## Written task
Repeat, exactly and in full, the lines of the listing below, but without any pictures.
%%
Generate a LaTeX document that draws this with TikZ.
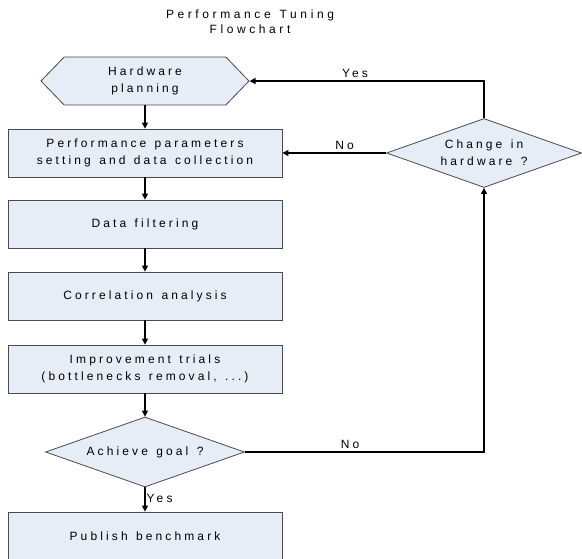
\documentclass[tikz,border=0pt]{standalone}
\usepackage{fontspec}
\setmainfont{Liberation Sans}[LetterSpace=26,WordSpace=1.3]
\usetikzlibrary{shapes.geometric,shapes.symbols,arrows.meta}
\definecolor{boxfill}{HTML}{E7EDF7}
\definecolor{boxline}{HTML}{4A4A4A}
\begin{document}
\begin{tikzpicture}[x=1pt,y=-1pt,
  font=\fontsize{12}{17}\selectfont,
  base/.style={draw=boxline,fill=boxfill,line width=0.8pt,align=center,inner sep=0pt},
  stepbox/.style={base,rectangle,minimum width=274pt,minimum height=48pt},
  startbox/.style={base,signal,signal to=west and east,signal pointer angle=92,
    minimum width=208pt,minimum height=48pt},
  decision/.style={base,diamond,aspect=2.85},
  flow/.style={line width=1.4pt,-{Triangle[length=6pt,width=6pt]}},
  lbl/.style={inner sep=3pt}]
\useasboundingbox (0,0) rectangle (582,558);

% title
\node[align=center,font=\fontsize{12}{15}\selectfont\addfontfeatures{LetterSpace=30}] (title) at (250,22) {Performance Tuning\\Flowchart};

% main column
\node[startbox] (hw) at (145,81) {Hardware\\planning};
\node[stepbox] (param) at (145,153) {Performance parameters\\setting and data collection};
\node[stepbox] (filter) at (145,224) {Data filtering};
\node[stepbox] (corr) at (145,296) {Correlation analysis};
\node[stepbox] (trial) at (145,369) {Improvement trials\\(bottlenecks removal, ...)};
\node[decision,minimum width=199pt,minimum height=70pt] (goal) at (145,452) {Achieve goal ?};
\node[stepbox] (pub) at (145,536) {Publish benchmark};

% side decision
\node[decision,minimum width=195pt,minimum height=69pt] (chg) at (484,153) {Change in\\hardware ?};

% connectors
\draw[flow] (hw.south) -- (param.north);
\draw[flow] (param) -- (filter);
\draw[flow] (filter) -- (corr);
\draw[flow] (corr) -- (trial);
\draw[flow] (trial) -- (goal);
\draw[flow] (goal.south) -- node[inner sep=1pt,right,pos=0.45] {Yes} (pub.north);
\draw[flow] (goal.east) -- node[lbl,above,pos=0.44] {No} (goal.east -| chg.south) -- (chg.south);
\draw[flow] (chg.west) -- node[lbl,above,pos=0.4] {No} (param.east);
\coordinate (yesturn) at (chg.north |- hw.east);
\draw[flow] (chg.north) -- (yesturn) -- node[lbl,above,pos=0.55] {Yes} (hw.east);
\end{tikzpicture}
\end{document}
%%
## Solution to this problem
Generate a LaTeX document that draws this with TikZ.
\documentclass[tikz,border=0pt]{standalone}
\usepackage{fontspec}
\setmainfont{Liberation Sans}[LetterSpace=26,WordSpace=1.3]
\usetikzlibrary{shapes.geometric,shapes.symbols,arrows.meta}
\definecolor{boxfill}{HTML}{E7EDF7}
\definecolor{boxline}{HTML}{4A4A4A}
\begin{document}
\begin{tikzpicture}[x=1pt,y=-1pt,
  font=\fontsize{12}{17}\selectfont,
  base/.style={draw=boxline,fill=boxfill,line width=0.8pt,align=center,inner sep=0pt},
  stepbox/.style={base,rectangle,minimum width=274pt,minimum height=48pt},
  startbox/.style={base,signal,signal to=west and east,signal pointer angle=92,
    minimum width=208pt,minimum height=48pt},
  decision/.style={base,diamond,aspect=2.85},
  flow/.style={line width=1.4pt,-{Triangle[length=6pt,width=6pt]}},
  lbl/.style={inner sep=3pt}]
\useasboundingbox (0,0) rectangle (582,558);

% title
\node[align=center,font=\fontsize{12}{15}\selectfont\addfontfeatures{LetterSpace=30}] (title) at (250,22) {Performance Tuning\\Flowchart};

% main column
\node[startbox] (hw) at (145,81) {Hardware\\planning};
\node[stepbox] (param) at (145,153) {Performance parameters\\setting and data collection};
\node[stepbox] (filter) at (145,224) {Data filtering};
\node[stepbox] (corr) at (145,296) {Correlation analysis};
\node[stepbox] (trial) at (145,369) {Improvement trials\\(bottlenecks removal, ...)};
\node[decision,minimum width=199pt,minimum height=70pt] (goal) at (145,452) {Achieve goal ?};
\node[stepbox] (pub) at (145,536) {Publish benchmark};

% side decision
\node[decision,minimum width=195pt,minimum height=69pt] (chg) at (484,153) {Change in\\hardware ?};

% connectors
\draw[flow] (hw.south) -- (param.north);
\draw[flow] (param) -- (filter);
\draw[flow] (filter) -- (corr);
\draw[flow] (corr) -- (trial);
\draw[flow] (trial) -- (goal);
\draw[flow] (goal.south) -- node[inner sep=1pt,right,pos=0.45] {Yes} (pub.north);
\draw[flow] (goal.east) -- node[lbl,above,pos=0.44] {No} (goal.east -| chg.south) -- (chg.south);
\draw[flow] (chg.west) -- node[lbl,above,pos=0.4] {No} (param.east);
\coordinate (yesturn) at (chg.north |- hw.east);
\draw[flow] (chg.north) -- (yesturn) -- node[lbl,above,pos=0.55] {Yes} (hw.east);
\end{tikzpicture}
\end{document}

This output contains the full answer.